▽
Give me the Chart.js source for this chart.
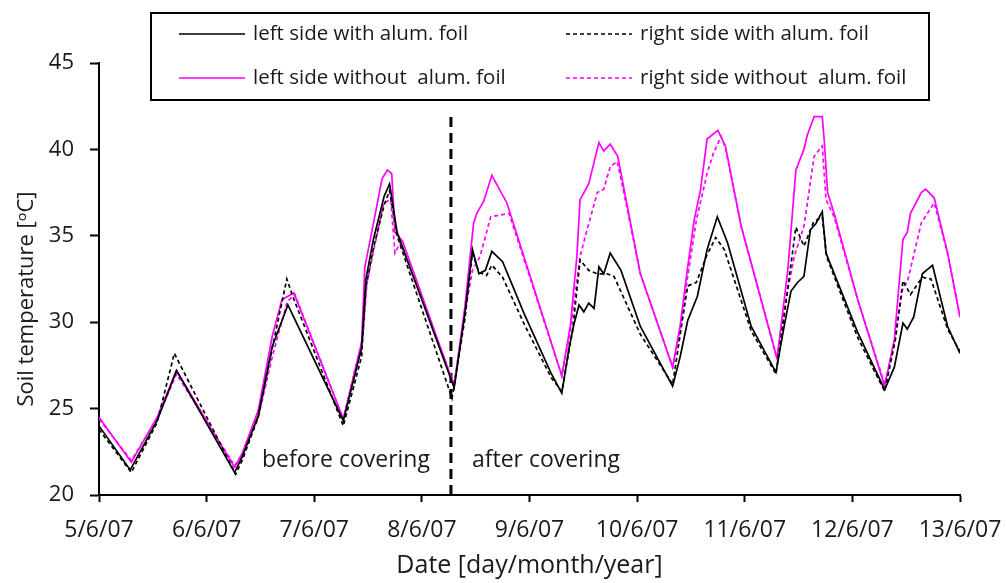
<!DOCTYPE html>
<html lang="en">
<head>
    <meta charset="UTF-8">
    <title>Soil temperature</title>
    <script src="https://cdn.jsdelivr.net/npm/chart.js@4.4.1/dist/chart.umd.min.js"></script>
    <style>
        body { margin: 0; background: #fff; }
        #wrap { width: 1006px; height: 583px; }
    </style>
</head>
<body>
<div id="wrap"><canvas id="soilChart"></canvas></div>
<script>
// x values are days after 5/6/07 00:00
const dayLabels = ['5/6/07', '6/6/07', '7/6/07', '8/6/07', '9/6/07', '10/6/07', '11/6/07', '12/6/07', '13/6/07'];
const yTicks = [20, 25, 30, 35, 40, 45];
const coverDay = 3.27;

// left side with alum. foil
const tLW = [0, 0.29, 0.54, 0.72, 1.26, 1.33, 1.48, 1.61, 1.755, 2.27, 2.44, 2.48, 2.55, 2.65, 2.70, 2.77, 3.30, 3.40, 3.47, 3.53, 3.59, 3.65, 3.75, 3.95, 4.20, 4.30, 4.37, 4.41, 4.46, 4.505, 4.55, 4.60, 4.645, 4.69, 4.75, 4.85, 5.03, 5.33, 5.40, 5.47, 5.56, 5.65, 5.745, 5.84, 6.06, 6.29, 6.37, 6.43, 6.49, 6.55, 6.61, 6.66, 6.72, 6.755, 7.05, 7.30, 7.39, 7.47, 7.51, 7.57, 7.65, 7.745, 7.885, 8.0];
const vLW = [24.0, 21.45, 24.3, 27.2, 21.3, 22.2, 24.6, 28.6, 31.0, 24.3, 28.5, 32.5, 34.8, 37.3, 38.0, 35.2, 26.2, 30.5, 34.2, 32.8, 33.0, 34.1, 33.5, 30.5, 27.05, 25.9, 28.6, 29.8, 31.0, 30.6, 31.1, 30.8, 33.2, 32.8, 34.0, 33.0, 29.75, 26.3, 28.0, 30.1, 31.5, 34.2, 36.1, 34.6, 29.75, 27.1, 29.9, 31.8, 32.3, 32.65, 35.35, 35.7, 36.4, 34.0, 29.4, 26.1, 27.4, 29.95, 29.6, 30.3, 32.8, 33.3, 29.75, 28.2];

// right side with alum. foil
const tRW = [0, 0.30, 0.54, 0.70, 1.27, 1.33, 1.48, 1.61, 1.745, 1.80, 2.27, 2.44, 2.48, 2.55, 2.65, 2.70, 2.77, 3.28, 3.40, 3.47, 3.53, 3.60, 3.65, 3.75, 3.95, 4.20, 4.30, 4.40, 4.47, 4.55, 4.63, 4.72, 4.785, 5.03, 5.33, 5.42, 5.47, 5.55, 5.65, 5.73, 5.81, 6.06, 6.29, 6.38, 6.475, 6.55, 6.64, 6.72, 6.76, 7.05, 7.30, 7.40, 7.47, 7.54, 7.65, 7.73, 7.885, 8.0];
const vRW = [23.8, 21.3, 24.2, 28.2, 21.2, 22.0, 24.5, 28.5, 32.5, 31.5, 24.0, 28.0, 32.0, 34.3, 36.8, 37.6, 35.0, 25.6, 30.2, 34.0, 32.9, 32.7, 33.3, 32.6, 29.9, 26.8, 26.0, 29.5, 33.6, 33.0, 32.8, 32.8, 32.65, 29.3, 26.4, 30.1, 32.1, 32.3, 33.9, 34.9, 34.2, 29.5, 27.0, 31.0, 35.5, 34.4, 35.8, 36.1, 33.8, 29.1, 26.0, 29.0, 32.4, 31.6, 32.6, 32.5, 29.6, 28.3];

// left side without alum. foil
const tLWO = [0, 0.30, 0.54, 0.72, 1.26, 1.33, 1.48, 1.61, 1.70, 1.81, 2.27, 2.44, 2.47, 2.54, 2.63, 2.68, 2.72, 2.75, 2.82, 3.30, 3.40, 3.48, 3.51, 3.575, 3.65, 3.79, 4.30, 4.38, 4.44, 4.47, 4.55, 4.645, 4.69, 4.75, 4.82, 5.03, 5.33, 5.40, 5.47, 5.53, 5.59, 5.65, 5.75, 5.82, 5.965, 6.30, 6.40, 6.475, 6.55, 6.58, 6.645, 6.72, 6.74, 6.77, 6.83, 7.05, 7.30, 7.39, 7.47, 7.51, 7.54, 7.64, 7.68, 7.76, 7.885, 8.0];
const vLWO = [24.5, 21.9, 24.5, 27.2, 21.6, 22.4, 24.9, 29.2, 31.3, 31.7, 24.4, 28.8, 33.2, 35.4, 38.3, 38.8, 38.6, 35.2, 34.7, 26.3, 30.9, 35.7, 36.3, 37.0, 38.5, 36.9, 26.9, 29.8, 33.8, 37.1, 38.0, 40.4, 39.9, 40.3, 39.6, 32.8, 27.4, 29.8, 33.2, 35.9, 37.7, 40.6, 41.1, 40.2, 35.6, 27.9, 33.0, 38.8, 40.0, 40.8, 41.9, 41.9, 40.4, 37.5, 36.3, 31.3, 26.3, 29.0, 34.8, 35.2, 36.3, 37.5, 37.7, 37.2, 34.0, 30.3];

// right side without alum. foil
const tRWO = [0, 0.30, 0.54, 0.72, 1.26, 1.33, 1.48, 1.61, 1.75, 1.82, 2.27, 2.40, 2.45, 2.49, 2.645, 2.71, 2.75, 2.80, 3.30, 3.40, 3.47, 3.54, 3.64, 3.81, 4.30, 4.38, 4.47, 4.52, 4.63, 4.69, 4.75, 4.815, 4.85, 5.03, 5.33, 5.40, 5.47, 5.55, 5.65, 5.71, 5.78, 5.82, 5.965, 6.30, 6.40, 6.46, 6.55, 6.645, 6.72, 6.755, 6.83, 7.05, 7.30, 7.39, 7.47, 7.51, 7.64, 7.76, 7.885, 8.0];
const vRWO = [24.4, 22.0, 24.4, 27.0, 21.7, 22.3, 24.5, 28.0, 31.2, 31.6, 24.4, 27.8, 29.1, 32.3, 36.9, 37.1, 34.0, 34.6, 26.4, 30.6, 33.0, 33.8, 36.1, 36.3, 26.9, 29.5, 33.8, 35.0, 37.5, 37.7, 39.0, 39.3, 38.3, 32.8, 27.4, 29.5, 32.65, 35.9, 38.6, 39.8, 40.75, 40.1, 35.6, 27.9, 31.9, 33.8, 35.55, 39.6, 40.2, 37.1, 36.1, 31.3, 26.4, 28.8, 32.07, 32.3, 35.74, 36.9, 34.0, 30.3];

const FONT = '"Open Sans", "Noto Sans", sans-serif';
const TXT = '#1a1a1a';

function pts(ts, vs) {
    return ts.map((t, i) => ({ x: t, y: vs[i] }));
}

const series = [
    { label: 'left side with alum. foil', data: pts(tLW, vLW), borderColor: '#000000', borderDash: [] },
    { label: 'right side with alum. foil', data: pts(tRW, vRW), borderColor: '#000000', borderDash: [4, 3] },
    { label: 'left side without  alum. foil', data: pts(tLWO, vLWO), borderColor: '#ff00ff', borderDash: [] },
    { label: 'right side without  alum. foil', data: pts(tRWO, vRWO), borderColor: '#ff00ff', borderDash: [4, 3] }
];

const datasets = series.map(s => ({
    label: s.label,
    data: s.data,
    borderColor: s.borderColor,
    borderDash: s.borderDash,
    borderWidth: 1.7,
    pointRadius: 0,
    tension: 0,
    fill: false
}));
// covering moment
datasets.push({
    label: 'cover',
    data: [{ x: coverDay, y: 20 }, { x: coverDay, y: 42.2 }],
    borderColor: '#000000',
    borderDash: [10, 6],
    borderWidth: 3,
    pointRadius: 0,
    fill: false
});

const overlay = {
    id: 'overlay',
    afterDraw(chart) {
        const ctx = chart.ctx;
        const xs = chart.scales.x, ys = chart.scales.y;
        ctx.save();
        // y title
        ctx.fillStyle = TXT;
        ctx.font = '22px ' + FONT;
        ctx.textAlign = 'center';
        ctx.textBaseline = 'middle';
        ctx.save();
        ctx.translate(27, 299);
        ctx.rotate(-Math.PI / 2);
        ctx.fillText('Soil temperature [\u1D52C]', 0, 0);
        ctx.restore();

        // before / after covering
        const cx = xs.getPixelForValue(coverDay);
        const ty = ys.getPixelForValue(22);
        ctx.font = '23px ' + FONT;
        ctx.textAlign = 'right';
        ctx.fillText('before covering', cx - 21, ty);
        ctx.textAlign = 'left';
        ctx.fillText('after covering', cx + 21, ty);

        // legend box
        ctx.lineWidth = 2;
        ctx.strokeStyle = '#000';
        ctx.strokeRect(151, 13, 778, 87);
        const cols = [179, 566];
        const rows = [34, 78];
        ctx.font = '20.5px ' + FONT;
        ctx.textAlign = 'left';
        series.forEach((s, i) => {
            const x0 = cols[i % 2], y0 = rows[Math.floor(i / 2)];
            ctx.beginPath();
            ctx.lineWidth = 1.6;
            ctx.strokeStyle = s.borderColor;
            ctx.setLineDash(s.borderDash);
            ctx.moveTo(x0, y0);
            ctx.lineTo(x0 + 66, y0);
            ctx.stroke();
            ctx.setLineDash([]);
            ctx.fillStyle = TXT;
            ctx.fillText(s.label, x0 + 74, y0);
        });
        ctx.restore();
    }
};

new Chart(document.getElementById('soilChart'), {
    type: 'line',
    data: { datasets: datasets },
    options: {
        responsive: true,
        maintainAspectRatio: false,
        animation: false,
        devicePixelRatio: 1,
        layout: { padding: { left: 0, right: 46, top: 63, bottom: 0 } },
        plugins: { legend: { display: false }, tooltip: { enabled: false } },
        scales: {
            x: {
                type: 'linear',
                min: 0,
                max: 8,
                afterFit: s => { s.height = 88; s.paddingLeft = 0; s.paddingRight = 0; },
                afterBuildTicks: s => { s.ticks = dayLabels.map((l, i) => ({ value: i })); },
                ticks: {
                    callback: v => dayLabels[v],
                    color: TXT,
                    font: { family: FONT, size: 23 },
                    padding: 15,
                    maxRotation: 0,
                    autoSkip: false
                },
                grid: { drawOnChartArea: false, drawTicks: true, tickLength: 7, color: '#000', tickWidth: 2 },
                border: { display: true, color: '#000', width: 2 },
                title: {
                    display: true,
                    text: 'Date [day/month/year]',
                    color: TXT,
                    font: { family: FONT, size: 25 },
                    padding: { top: 0, bottom: 2 }
                }
            },
            y: {
                min: 20,
                max: 45,
                afterFit: s => { s.width = 99; s.paddingTop = 0; s.paddingBottom = 0; },
                afterBuildTicks: s => { s.ticks = yTicks.map(v => ({ value: v })); },
                ticks: {
                    color: TXT,
                    font: { family: FONT, size: 22 },
                    padding: 16
                },
                grid: { drawOnChartArea: false, drawTicks: true, tickLength: 9, color: '#000', tickWidth: 2 },
                border: { display: true, color: '#000', width: 2 }
            }
        }
    },
    plugins: [overlay]
});
</script>
</body>
</html>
△
◆ **INSTRUCTIONS FOR THE TASK**
Write out again exactly the lines from the start of the data above through the line containing "33.3, 29.75, 28.2];", inclusive, excluding any pictures.

◆ **IN RESPONSE**
Give me the Chart.js source for this chart.
<!DOCTYPE html>
<html lang="en">
<head>
    <meta charset="UTF-8">
    <title>Soil temperature</title>
    <script src="https://cdn.jsdelivr.net/npm/chart.js@4.4.1/dist/chart.umd.min.js"></script>
    <style>
        body { margin: 0; background: #fff; }
        #wrap { width: 1006px; height: 583px; }
    </style>
</head>
<body>
<div id="wrap"><canvas id="soilChart"></canvas></div>
<script>
// x values are days after 5/6/07 00:00
const dayLabels = ['5/6/07', '6/6/07', '7/6/07', '8/6/07', '9/6/07', '10/6/07', '11/6/07', '12/6/07', '13/6/07'];
const yTicks = [20, 25, 30, 35, 40, 45];
const coverDay = 3.27;

// left side with alum. foil
const tLW = [0, 0.29, 0.54, 0.72, 1.26, 1.33, 1.48, 1.61, 1.755, 2.27, 2.44, 2.48, 2.55, 2.65, 2.70, 2.77, 3.30, 3.40, 3.47, 3.53, 3.59, 3.65, 3.75, 3.95, 4.20, 4.30, 4.37, 4.41, 4.46, 4.505, 4.55, 4.60, 4.645, 4.69, 4.75, 4.85, 5.03, 5.33, 5.40, 5.47, 5.56, 5.65, 5.745, 5.84, 6.06, 6.29, 6.37, 6.43, 6.49, 6.55, 6.61, 6.66, 6.72, 6.755, 7.05, 7.30, 7.39, 7.47, 7.51, 7.57, 7.65, 7.745, 7.885, 8.0];
const vLW = [24.0, 21.45, 24.3, 27.2, 21.3, 22.2, 24.6, 28.6, 31.0, 24.3, 28.5, 32.5, 34.8, 37.3, 38.0, 35.2, 26.2, 30.5, 34.2, 32.8, 33.0, 34.1, 33.5, 30.5, 27.05, 25.9, 28.6, 29.8, 31.0, 30.6, 31.1, 30.8, 33.2, 32.8, 34.0, 33.0, 29.75, 26.3, 28.0, 30.1, 31.5, 34.2, 36.1, 34.6, 29.75, 27.1, 29.9, 31.8, 32.3, 32.65, 35.35, 35.7, 36.4, 34.0, 29.4, 26.1, 27.4, 29.95, 29.6, 30.3, 32.8, 33.3, 29.75, 28.2];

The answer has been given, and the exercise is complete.